Pictures excluded, reproduce exactly the lines below from the one with "Reproduce this chart with Plotly." through the one with "13.4, 13.4, 14.0, 14.6, 16.0, 16.0, 16.7, 17.0, 17.0]", both included.

━━━ Record list

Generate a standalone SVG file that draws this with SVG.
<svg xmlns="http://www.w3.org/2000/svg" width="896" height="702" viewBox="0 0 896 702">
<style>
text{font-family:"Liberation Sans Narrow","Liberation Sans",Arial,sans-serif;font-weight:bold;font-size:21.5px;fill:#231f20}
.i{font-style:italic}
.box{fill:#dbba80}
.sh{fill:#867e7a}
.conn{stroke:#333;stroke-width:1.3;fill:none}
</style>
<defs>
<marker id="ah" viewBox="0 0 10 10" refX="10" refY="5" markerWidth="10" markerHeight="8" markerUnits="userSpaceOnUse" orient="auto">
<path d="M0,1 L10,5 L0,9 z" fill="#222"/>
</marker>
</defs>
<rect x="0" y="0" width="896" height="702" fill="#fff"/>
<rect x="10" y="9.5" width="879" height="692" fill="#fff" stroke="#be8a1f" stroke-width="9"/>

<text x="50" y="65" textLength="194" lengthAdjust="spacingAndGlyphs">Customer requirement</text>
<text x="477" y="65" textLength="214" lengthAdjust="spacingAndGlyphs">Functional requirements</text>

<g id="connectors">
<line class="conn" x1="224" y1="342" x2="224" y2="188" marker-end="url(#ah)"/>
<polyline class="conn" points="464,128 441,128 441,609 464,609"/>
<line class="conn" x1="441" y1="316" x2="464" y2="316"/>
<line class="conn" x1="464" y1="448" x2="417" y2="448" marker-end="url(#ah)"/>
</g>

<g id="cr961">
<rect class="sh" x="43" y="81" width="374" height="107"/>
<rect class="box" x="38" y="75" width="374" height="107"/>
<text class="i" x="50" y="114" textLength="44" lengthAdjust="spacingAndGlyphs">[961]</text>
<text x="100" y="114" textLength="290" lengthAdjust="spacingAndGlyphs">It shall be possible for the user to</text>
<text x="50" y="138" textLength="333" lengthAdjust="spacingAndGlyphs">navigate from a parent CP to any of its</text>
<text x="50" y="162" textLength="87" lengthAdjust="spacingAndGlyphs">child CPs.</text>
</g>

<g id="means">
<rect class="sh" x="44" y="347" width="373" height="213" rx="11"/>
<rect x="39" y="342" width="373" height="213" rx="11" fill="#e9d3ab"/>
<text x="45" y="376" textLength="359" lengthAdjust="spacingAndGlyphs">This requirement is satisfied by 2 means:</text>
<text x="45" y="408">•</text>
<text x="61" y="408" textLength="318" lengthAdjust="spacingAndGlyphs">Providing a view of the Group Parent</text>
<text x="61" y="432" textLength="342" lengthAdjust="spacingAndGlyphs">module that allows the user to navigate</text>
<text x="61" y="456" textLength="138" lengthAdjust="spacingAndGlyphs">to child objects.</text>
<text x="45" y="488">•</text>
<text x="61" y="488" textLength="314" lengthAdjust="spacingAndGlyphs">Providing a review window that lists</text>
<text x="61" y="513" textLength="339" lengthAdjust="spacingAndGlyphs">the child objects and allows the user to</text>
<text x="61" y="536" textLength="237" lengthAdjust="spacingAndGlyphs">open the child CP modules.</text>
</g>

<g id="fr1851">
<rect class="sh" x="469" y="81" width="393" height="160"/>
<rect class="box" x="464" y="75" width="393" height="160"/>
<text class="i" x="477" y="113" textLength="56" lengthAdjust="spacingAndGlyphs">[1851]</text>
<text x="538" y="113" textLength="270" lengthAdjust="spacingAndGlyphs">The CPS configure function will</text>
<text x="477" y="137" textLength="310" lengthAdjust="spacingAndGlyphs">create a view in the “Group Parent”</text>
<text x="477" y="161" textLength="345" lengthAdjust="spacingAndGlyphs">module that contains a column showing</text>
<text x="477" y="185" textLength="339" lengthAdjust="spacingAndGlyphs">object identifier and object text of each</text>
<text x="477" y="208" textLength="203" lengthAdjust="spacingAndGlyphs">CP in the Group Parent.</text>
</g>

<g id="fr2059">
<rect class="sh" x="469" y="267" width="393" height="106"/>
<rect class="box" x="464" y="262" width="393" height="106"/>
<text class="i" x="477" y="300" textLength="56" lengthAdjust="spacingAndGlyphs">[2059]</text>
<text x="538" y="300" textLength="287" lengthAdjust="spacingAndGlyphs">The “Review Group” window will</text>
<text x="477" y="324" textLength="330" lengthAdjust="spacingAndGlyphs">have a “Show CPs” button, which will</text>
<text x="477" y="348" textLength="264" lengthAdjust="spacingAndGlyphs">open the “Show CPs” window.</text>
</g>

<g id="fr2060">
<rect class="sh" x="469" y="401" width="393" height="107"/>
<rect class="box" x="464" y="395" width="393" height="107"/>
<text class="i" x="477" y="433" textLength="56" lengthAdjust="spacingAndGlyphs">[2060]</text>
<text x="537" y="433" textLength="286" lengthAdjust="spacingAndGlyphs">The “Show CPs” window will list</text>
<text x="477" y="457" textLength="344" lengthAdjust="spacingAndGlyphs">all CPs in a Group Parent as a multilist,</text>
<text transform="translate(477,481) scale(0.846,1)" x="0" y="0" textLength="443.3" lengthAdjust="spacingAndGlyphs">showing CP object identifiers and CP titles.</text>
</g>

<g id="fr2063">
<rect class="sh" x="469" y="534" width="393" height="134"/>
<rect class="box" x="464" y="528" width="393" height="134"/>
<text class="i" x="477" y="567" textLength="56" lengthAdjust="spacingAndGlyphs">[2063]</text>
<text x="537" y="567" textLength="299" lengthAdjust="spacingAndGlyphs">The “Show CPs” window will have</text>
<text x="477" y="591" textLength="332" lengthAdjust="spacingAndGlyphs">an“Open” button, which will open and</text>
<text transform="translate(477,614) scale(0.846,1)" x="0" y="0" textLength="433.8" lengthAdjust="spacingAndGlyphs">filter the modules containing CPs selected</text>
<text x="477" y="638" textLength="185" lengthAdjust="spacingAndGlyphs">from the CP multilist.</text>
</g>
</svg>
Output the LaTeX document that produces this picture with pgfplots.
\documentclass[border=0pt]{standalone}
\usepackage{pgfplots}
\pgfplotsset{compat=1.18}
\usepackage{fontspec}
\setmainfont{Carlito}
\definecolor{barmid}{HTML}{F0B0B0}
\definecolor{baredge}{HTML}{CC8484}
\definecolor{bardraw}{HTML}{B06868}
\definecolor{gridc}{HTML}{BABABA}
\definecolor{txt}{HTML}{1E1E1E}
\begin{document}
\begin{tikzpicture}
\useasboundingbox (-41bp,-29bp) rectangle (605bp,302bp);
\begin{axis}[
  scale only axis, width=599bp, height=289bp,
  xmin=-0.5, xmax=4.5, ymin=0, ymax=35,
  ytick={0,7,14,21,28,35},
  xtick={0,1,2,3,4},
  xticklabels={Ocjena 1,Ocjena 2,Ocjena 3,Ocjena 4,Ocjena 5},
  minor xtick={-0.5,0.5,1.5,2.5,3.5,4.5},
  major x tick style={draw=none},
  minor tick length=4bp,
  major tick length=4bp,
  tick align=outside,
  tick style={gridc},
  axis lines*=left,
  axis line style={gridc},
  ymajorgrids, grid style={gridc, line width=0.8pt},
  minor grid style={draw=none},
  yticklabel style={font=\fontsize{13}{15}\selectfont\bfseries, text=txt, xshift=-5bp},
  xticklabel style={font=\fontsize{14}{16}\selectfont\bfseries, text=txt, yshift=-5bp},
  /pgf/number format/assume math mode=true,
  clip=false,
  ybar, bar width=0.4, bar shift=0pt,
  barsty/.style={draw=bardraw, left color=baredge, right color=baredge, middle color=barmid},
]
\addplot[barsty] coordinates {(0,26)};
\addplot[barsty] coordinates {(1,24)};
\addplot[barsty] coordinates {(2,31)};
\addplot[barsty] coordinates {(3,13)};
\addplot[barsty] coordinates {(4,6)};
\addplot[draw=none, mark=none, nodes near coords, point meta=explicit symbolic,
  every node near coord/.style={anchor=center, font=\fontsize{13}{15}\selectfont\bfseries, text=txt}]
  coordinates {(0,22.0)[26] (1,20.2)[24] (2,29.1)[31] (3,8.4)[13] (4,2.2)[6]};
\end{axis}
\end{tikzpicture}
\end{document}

━━━━━━
━━━ Record list

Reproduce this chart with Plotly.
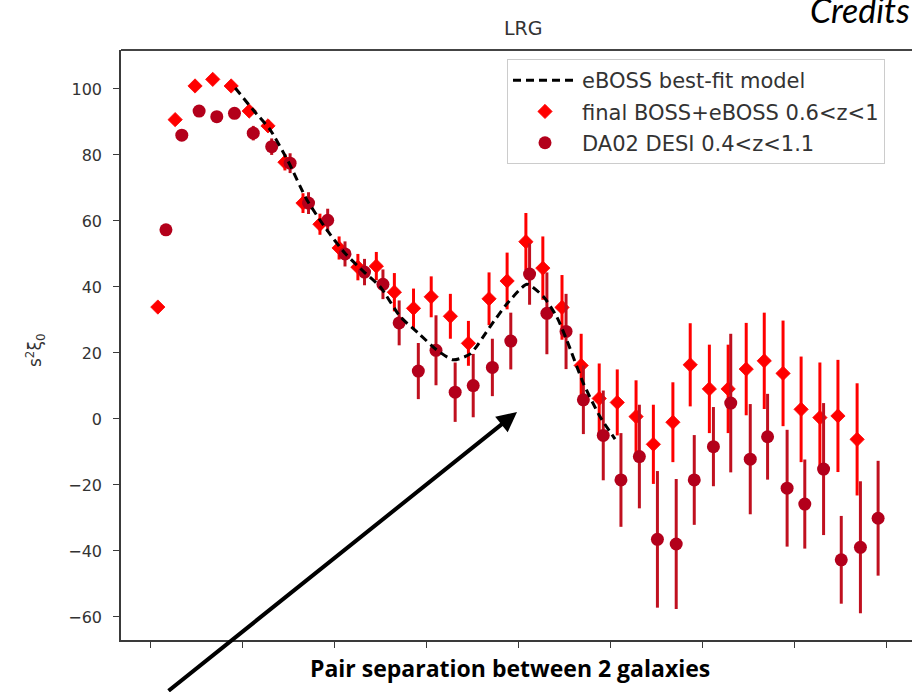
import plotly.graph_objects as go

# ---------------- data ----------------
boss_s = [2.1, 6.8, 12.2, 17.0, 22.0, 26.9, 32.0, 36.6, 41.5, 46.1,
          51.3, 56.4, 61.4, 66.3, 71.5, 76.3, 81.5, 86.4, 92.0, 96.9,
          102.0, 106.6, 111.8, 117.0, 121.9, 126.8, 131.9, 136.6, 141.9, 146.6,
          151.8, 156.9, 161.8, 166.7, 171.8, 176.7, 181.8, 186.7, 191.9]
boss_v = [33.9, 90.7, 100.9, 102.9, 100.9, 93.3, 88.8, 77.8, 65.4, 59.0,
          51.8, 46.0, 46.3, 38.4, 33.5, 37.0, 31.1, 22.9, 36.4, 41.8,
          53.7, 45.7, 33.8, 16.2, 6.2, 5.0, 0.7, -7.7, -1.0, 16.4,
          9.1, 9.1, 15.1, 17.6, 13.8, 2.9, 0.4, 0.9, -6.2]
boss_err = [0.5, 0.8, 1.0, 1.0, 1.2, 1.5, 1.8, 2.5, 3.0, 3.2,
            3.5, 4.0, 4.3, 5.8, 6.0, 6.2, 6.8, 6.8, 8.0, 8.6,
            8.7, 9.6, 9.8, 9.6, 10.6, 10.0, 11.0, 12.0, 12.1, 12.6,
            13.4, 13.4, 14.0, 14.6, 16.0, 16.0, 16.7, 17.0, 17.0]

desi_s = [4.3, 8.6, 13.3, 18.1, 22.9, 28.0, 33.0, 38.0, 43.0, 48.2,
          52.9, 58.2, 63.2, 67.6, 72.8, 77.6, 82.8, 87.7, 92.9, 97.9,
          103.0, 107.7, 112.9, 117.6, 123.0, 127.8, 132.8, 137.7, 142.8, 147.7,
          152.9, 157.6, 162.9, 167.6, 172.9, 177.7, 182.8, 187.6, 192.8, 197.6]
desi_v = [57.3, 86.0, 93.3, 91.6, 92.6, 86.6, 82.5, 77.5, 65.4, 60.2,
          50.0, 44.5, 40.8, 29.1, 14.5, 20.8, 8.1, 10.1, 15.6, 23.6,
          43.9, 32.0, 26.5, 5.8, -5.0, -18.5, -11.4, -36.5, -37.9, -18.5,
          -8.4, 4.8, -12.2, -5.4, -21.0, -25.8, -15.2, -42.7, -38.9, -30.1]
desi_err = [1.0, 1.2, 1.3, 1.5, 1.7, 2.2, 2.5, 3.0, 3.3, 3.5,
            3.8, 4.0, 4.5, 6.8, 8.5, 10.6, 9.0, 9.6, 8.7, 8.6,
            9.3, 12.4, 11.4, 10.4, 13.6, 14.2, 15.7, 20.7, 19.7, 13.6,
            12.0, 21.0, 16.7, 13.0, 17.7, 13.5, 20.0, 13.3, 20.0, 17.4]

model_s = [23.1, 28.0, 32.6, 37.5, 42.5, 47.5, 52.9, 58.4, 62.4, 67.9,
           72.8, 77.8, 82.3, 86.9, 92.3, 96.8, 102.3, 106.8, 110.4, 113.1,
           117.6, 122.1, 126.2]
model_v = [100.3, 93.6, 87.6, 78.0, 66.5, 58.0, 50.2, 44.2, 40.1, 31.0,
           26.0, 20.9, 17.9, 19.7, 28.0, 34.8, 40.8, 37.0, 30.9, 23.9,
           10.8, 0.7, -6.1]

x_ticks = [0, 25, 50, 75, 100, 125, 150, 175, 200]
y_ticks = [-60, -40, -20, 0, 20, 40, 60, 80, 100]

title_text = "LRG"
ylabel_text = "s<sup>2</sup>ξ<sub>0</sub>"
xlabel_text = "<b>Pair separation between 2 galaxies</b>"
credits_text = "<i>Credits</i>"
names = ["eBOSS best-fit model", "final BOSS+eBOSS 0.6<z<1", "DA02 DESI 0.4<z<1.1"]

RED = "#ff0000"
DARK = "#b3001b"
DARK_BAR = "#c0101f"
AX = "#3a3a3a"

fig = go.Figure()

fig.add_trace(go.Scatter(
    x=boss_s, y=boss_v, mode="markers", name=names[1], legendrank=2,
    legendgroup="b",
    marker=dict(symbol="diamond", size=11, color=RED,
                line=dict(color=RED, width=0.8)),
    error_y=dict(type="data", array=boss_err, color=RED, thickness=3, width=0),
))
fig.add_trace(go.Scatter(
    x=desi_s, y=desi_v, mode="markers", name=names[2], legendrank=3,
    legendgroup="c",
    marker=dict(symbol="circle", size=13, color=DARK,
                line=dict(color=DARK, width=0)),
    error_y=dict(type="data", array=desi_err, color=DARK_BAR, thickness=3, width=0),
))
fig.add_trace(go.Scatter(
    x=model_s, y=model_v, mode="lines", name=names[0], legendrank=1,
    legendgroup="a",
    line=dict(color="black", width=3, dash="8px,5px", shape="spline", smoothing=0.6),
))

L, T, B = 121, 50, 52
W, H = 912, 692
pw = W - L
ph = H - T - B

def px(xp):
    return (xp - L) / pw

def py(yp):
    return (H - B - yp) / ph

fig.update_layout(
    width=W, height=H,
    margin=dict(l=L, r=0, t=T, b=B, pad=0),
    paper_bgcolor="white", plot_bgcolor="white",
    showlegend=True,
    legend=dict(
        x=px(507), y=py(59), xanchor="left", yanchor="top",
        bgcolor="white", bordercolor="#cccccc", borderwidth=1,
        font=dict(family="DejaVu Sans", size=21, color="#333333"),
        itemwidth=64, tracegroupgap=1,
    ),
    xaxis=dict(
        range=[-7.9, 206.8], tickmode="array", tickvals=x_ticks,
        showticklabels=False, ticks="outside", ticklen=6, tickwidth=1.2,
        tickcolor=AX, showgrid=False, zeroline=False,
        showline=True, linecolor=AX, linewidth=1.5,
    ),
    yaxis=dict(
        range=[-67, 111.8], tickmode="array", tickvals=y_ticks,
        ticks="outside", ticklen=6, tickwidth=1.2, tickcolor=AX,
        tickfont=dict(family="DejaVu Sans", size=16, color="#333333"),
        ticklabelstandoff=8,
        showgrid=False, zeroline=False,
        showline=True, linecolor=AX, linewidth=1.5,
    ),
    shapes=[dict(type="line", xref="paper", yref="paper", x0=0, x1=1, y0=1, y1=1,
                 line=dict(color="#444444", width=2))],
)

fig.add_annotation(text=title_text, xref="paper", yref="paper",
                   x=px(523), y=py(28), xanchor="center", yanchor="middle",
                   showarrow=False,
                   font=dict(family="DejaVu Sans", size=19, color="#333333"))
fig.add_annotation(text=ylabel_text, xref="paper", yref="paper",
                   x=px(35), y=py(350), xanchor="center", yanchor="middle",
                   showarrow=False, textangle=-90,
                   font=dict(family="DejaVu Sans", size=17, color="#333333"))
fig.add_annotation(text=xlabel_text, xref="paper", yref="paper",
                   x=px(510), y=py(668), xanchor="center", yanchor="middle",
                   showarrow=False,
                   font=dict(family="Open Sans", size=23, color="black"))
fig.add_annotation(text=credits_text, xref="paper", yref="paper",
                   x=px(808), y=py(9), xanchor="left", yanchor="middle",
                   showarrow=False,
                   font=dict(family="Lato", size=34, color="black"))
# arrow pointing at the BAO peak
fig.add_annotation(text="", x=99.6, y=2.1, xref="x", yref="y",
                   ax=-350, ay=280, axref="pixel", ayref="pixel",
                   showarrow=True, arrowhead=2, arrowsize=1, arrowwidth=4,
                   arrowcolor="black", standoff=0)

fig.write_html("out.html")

━━━━━━
━━━ Record list

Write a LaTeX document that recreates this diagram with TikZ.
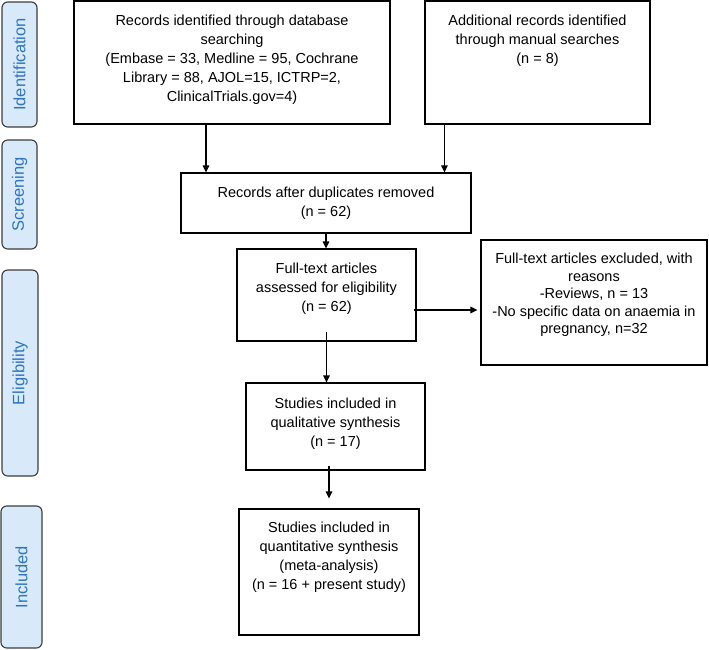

━━━━━━

§ **Answer to the problem**
Reproduce this chart with Plotly.
import plotly.graph_objects as go

# ---------------- data ----------------
boss_s = [2.1, 6.8, 12.2, 17.0, 22.0, 26.9, 32.0, 36.6, 41.5, 46.1,
          51.3, 56.4, 61.4, 66.3, 71.5, 76.3, 81.5, 86.4, 92.0, 96.9,
          102.0, 106.6, 111.8, 117.0, 121.9, 126.8, 131.9, 136.6, 141.9, 146.6,
          151.8, 156.9, 161.8, 166.7, 171.8, 176.7, 181.8, 186.7, 191.9]
boss_v = [33.9, 90.7, 100.9, 102.9, 100.9, 93.3, 88.8, 77.8, 65.4, 59.0,
          51.8, 46.0, 46.3, 38.4, 33.5, 37.0, 31.1, 22.9, 36.4, 41.8,
          53.7, 45.7, 33.8, 16.2, 6.2, 5.0, 0.7, -7.7, -1.0, 16.4,
          9.1, 9.1, 15.1, 17.6, 13.8, 2.9, 0.4, 0.9, -6.2]
boss_err = [0.5, 0.8, 1.0, 1.0, 1.2, 1.5, 1.8, 2.5, 3.0, 3.2,
            3.5, 4.0, 4.3, 5.8, 6.0, 6.2, 6.8, 6.8, 8.0, 8.6,
            8.7, 9.6, 9.8, 9.6, 10.6, 10.0, 11.0, 12.0, 12.1, 12.6,
            13.4, 13.4, 14.0, 14.6, 16.0, 16.0, 16.7, 17.0, 17.0]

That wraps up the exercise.